Back in 2009 Joni Mitchell told "LA Times Magazine" that she was considering making a tribute album to Emily Carr. So far that album hasn't materialized, but her enthusiasm for Carr has continued to evolve since then. Now she is enjoying a tribute of her own at Luminato Festival — "Joni: A Portrait in Song," billed as a "Birthday Happening" though her 70th is in November — with performances by Kathleen Edwards, Cold Specks, Herbie Hancock, Rufus Wainwright, and others. Mitchell demonstrates her abiding fascination for Carr at the two-day celebration with a new poem adapted from the writings of the legendary post-impressionist. (Mitchell also surprised the audience on the opening night by singing three songs, a rare performance not advertised before the show.)

The poem, entitled This Rain, This Rain, derives from a short section in Carr's final book, "Hundreds and Thousands," a collection of journal entries from her later years when she had returned to painting. Mitchell described the scene that inspired her to "The New York Times" popular-music critic Jon Pareles during a June 16 conversation at the Isabel Bader Theater that was a part of the Festival's "TimesTalks" series:



"The poem I wrote has a scene in it where she is really irritable. It's been raining and raining and raining, which it does in BC. Her painting isn't going well, nothing is going well. She says, 'I smacked my dogs.' That's all she says. I added a little bit more, but if she smacked her dogs then she's really cranky."
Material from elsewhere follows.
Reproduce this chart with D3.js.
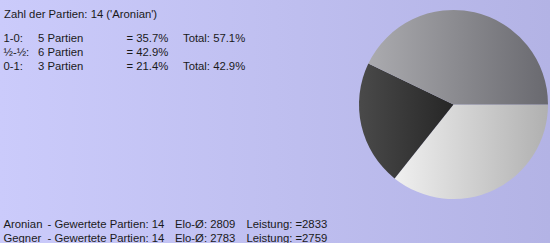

Mitchell also paints; her walls are covered with her own work. This is how she empathizes with Carr, "Just being stuck in the BC forest with a painting that isn't going well." But empathy is not the same as influence. "I'm not influenced by her as a painter," she states. The identification runs more to Carr's writing.

"The way she puts a sentence together is similar to songwriting," Mitchell says in her interview with the "LA Times." "You have to put a lot of description into a small space... Her writing is very visual, because she's a painter."